**Supplied records**
'''

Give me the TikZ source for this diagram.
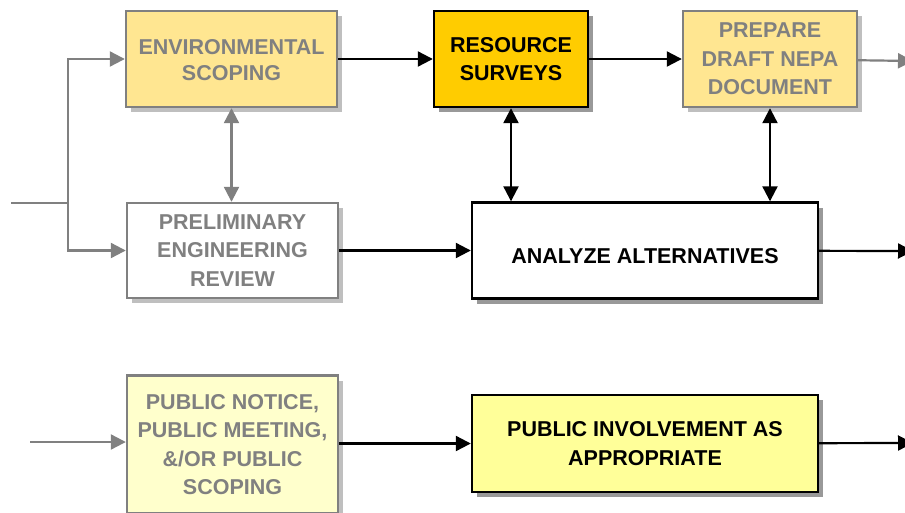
\documentclass[tikz,border=0pt]{standalone}
\usepackage{fontspec}
\setmainfont{Liberation Sans}
\usetikzlibrary{arrows.meta,shadows}

\definecolor{scopegold}{RGB}{255,230,145}
\definecolor{surveygold}{RGB}{255,204,0}
\definecolor{noticeyellow}{RGB}{255,255,204}
\definecolor{involveyellow}{RGB}{255,255,153}
\definecolor{fadegray}{RGB}{128,128,128}

\begin{document}
\begin{tikzpicture}[x=1pt,y=1pt]
    \tikzstyle{block} = [rectangle,draw=black,line width=2.4pt,align=center,
    font=\bfseries\fontsize{21.5pt}{28.5pt}\selectfont,node distance=250pt,
    drop shadow={shadow xshift=5pt,shadow yshift=-5pt,fill=black!40,opacity=1}];
    \tikzstyle{faded} = [draw=fadegray,text=fadegray,
    drop shadow={shadow xshift=5pt,shadow yshift=-5pt,fill=black!25,opacity=1}];
    \tikzstyle{flow} = [line width=2.2pt,-{Triangle[length=15pt,width=15pt]}];
    \tikzstyle{twoway} = [line width=2.2pt,{Triangle[length=15pt,width=15pt]}-{Triangle[length=15pt,width=15pt]}];
    \tikzstyle{gline} = [line width=2.2pt,fadegray];

    \useasboundingbox (0,0) rectangle (905,-512);

    \node[block,faded,name=envscope,fill=scopegold,minimum width=211pt,minimum
    height=96pt] at (231.5,-59) {\raisebox{-2pt}[\height][\depth]{ENVIRONMENTAL}\\SCOPING};
    \node[block,name=ressurvey,right of=envscope,xshift=29.5pt,fill=surveygold,minimum
    width=154pt,minimum height=96pt] {RESOURCE\\SURVEYS};
    \node[block,faded,name=draftnepa,right of=ressurvey,xshift=9pt,fill=scopegold,minimum
    width=174pt,minimum height=96pt] {PREPARE\\DRAFT NEPA\\DOCUMENT};

    \node[block,faded,name=prelimeng,below of=envscope,yshift=58.5pt,xshift=1pt,fill=white,minimum
    width=211pt,minimum height=95pt] {PRELIMINARY\\ENGINEERING\\REVIEW};
    \node[block,name=analyze,right of=prelimeng,xshift=162.5pt,fill=white,minimum
    width=346pt,minimum height=96pt] {\raisebox{-6pt}[\height][\depth]{ANALYZE ALTERNATIVES}};

    \node[block,faded,name=pubnotice,below of=prelimeng,yshift=56pt,fill=noticeyellow,minimum
    width=211pt,minimum height=138pt] {PUBLIC NOTICE,\\PUBLIC MEETING,\\\&/OR PUBLIC\\SCOPING};
    \node[block,name=involve,right of=pubnotice,xshift=162.5pt,yshift=1pt,fill=involveyellow,minimum
    width=346pt,minimum height=97pt] {PUBLIC INVOLVEMENT AS\\APPROPRIATE};

    \coordinate (feed) at (11,-203);
    \coordinate (split) at (68,-203);
    \coordinate (noticefeed) at (30,-442);
    \coordinate (draftout) at (913,-61);
    \coordinate (analyzeout) at (913,-251);
    \coordinate (involveout) at (913,-443);

    \draw[gline] (feed) -- (split);
    \draw[gline,flow] (split) |- (envscope);
    \draw[gline,flow] (split) |- (prelimeng);
    \draw[gline,twoway] (envscope.south) -- (envscope.south |- prelimeng.north);

    \draw[flow] (envscope) -- (ressurvey);
    \draw[flow] (ressurvey) -- (draftnepa);
    \draw[gline,flow] (draftnepa) -- (draftout);
    \draw[twoway] (ressurvey.south) -- (ressurvey.south |- analyze.north);
    \draw[twoway] (draftnepa.south) -- (draftnepa.south |- analyze.north);

    \draw[flow] (prelimeng) -- (analyze);
    \draw[flow] (analyze) -- (analyzeout);

    \draw[gline,flow] (noticefeed) -- (noticefeed -| pubnotice.west);
    \draw[flow] (pubnotice.east |- involve) -- (involve);
    \draw[flow] (involve) -- (involveout);

  \end{tikzpicture}
\end{document}
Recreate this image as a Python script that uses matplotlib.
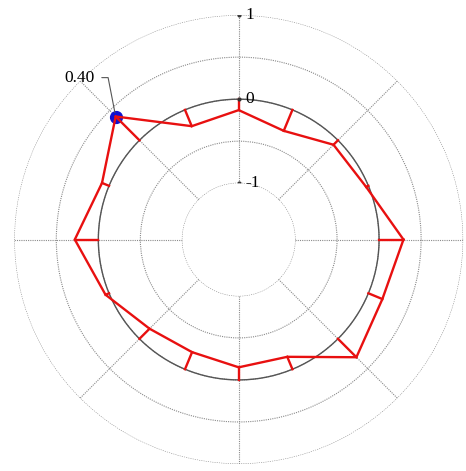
import matplotlib; matplotlib.use("Agg")
import matplotlib.pyplot as plt
import numpy as np

# values at 16 directions, counter-clockwise from east (0 deg)
angles_deg = [0, 22.5, 45, 67.5, 90, 112.5, 135, 157.5,
              180, 202.5, 225, 247.5, 270, 292.5, 315, 337.5]
values = [0.29, -0.03, -0.075, -0.27, -0.13, -0.21, 0.40, 0.09,
          0.28, 0.045, -0.17, -0.22, -0.15, -0.16, 0.31, 0.18]
ring_values = [-1, -0.5, 0, 0.5, 1]
label_values = [1, 0, -1]
label_texts = ["1", "0", "-1"]
marked_index = 6

plt.rcParams["font.family"] = ["Liberation Serif", "DejaVu Serif"]

fig = plt.figure(figsize=(4.66, 4.71), dpi=100)
ax = fig.add_axes([0.0305, 0.0149, 0.9635, 0.953], projection="polar")
ax.set_rlim(-1, 1)
ax.set_rorigin(-1.67)
ax.set_thetagrids(np.arange(0, 360, 45), labels=[])
ax.set_rgrids(ring_values, labels=[])
ax.grid(True, color="#8a8a8a", ls=(0, (1, 1)), lw=0.8)
for s in ax.spines.values():
    s.set_color("none")
    s.set_linewidth(0)
ax.tick_params(length=0, width=0)

# the zero circle
tt = np.linspace(0, 2 * np.pi, 400)
ax.plot(tt, np.zeros_like(tt), color="#555555", lw=1.0, zorder=2)

th = np.deg2rad(angles_deg)
vals = np.array(values)

# blue marker for the marked value
ax.plot(th[marked_index], vals[marked_index], "o", color="#1010d0",
        ms=8.5, zorder=3)

# red profile plus stems from the zero circle
ax.plot(np.append(th, th[0]), np.append(vals, vals[0]), color="#e81010",
        lw=1.7, zorder=4, solid_joinstyle="miter")
for t, v in zip(th, vals):
    ax.plot([t, t], [0, v], color="#e81010", lw=1.7, zorder=4)

# radial scale labels along the vertical axis
ax.plot([np.pi / 2] * 3, label_values, "o", color="#333333", ms=2, zorder=5)
for v, s in zip(label_values, label_texts):
    ax.annotate(s, (np.pi / 2, v), xytext=(5, 0), textcoords="offset points",
                ha="left", va="center", fontsize=12.5)

ax.annotate(f"{values[marked_index]:.2f}", (th[marked_index], vals[marked_index]),
            xytext=(-15, 28), textcoords="offset points", ha="right", va="center",
            fontsize=12.5,
            arrowprops=dict(arrowstyle="-", color="#555555", lw=0.8,
                            shrinkA=3, shrinkB=3,
                            connectionstyle="angle,angleA=0,angleB=101,rad=0"))

fig.savefig("out.png", dpi=100)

'''

**What the task requires**
Using the entries above, extract exactly the lines from the one that contains "Recreate this image" through the one that contains "vals = np.array(values)". Do not carry over any pictures.

**Task answer**
Recreate this image as a Python script that uses matplotlib.
import matplotlib; matplotlib.use("Agg")
import matplotlib.pyplot as plt
import numpy as np

# values at 16 directions, counter-clockwise from east (0 deg)
angles_deg = [0, 22.5, 45, 67.5, 90, 112.5, 135, 157.5,
              180, 202.5, 225, 247.5, 270, 292.5, 315, 337.5]
values = [0.29, -0.03, -0.075, -0.27, -0.13, -0.21, 0.40, 0.09,
          0.28, 0.045, -0.17, -0.22, -0.15, -0.16, 0.31, 0.18]
ring_values = [-1, -0.5, 0, 0.5, 1]
label_values = [1, 0, -1]
label_texts = ["1", "0", "-1"]
marked_index = 6

plt.rcParams["font.family"] = ["Liberation Serif", "DejaVu Serif"]

fig = plt.figure(figsize=(4.66, 4.71), dpi=100)
ax = fig.add_axes([0.0305, 0.0149, 0.9635, 0.953], projection="polar")
ax.set_rlim(-1, 1)
ax.set_rorigin(-1.67)
ax.set_thetagrids(np.arange(0, 360, 45), labels=[])
ax.set_rgrids(ring_values, labels=[])
ax.grid(True, color="#8a8a8a", ls=(0, (1, 1)), lw=0.8)
for s in ax.spines.values():
    s.set_color("none")
    s.set_linewidth(0)
ax.tick_params(length=0, width=0)

# the zero circle
tt = np.linspace(0, 2 * np.pi, 400)
ax.plot(tt, np.zeros_like(tt), color="#555555", lw=1.0, zorder=2)

th = np.deg2rad(angles_deg)
vals = np.array(values)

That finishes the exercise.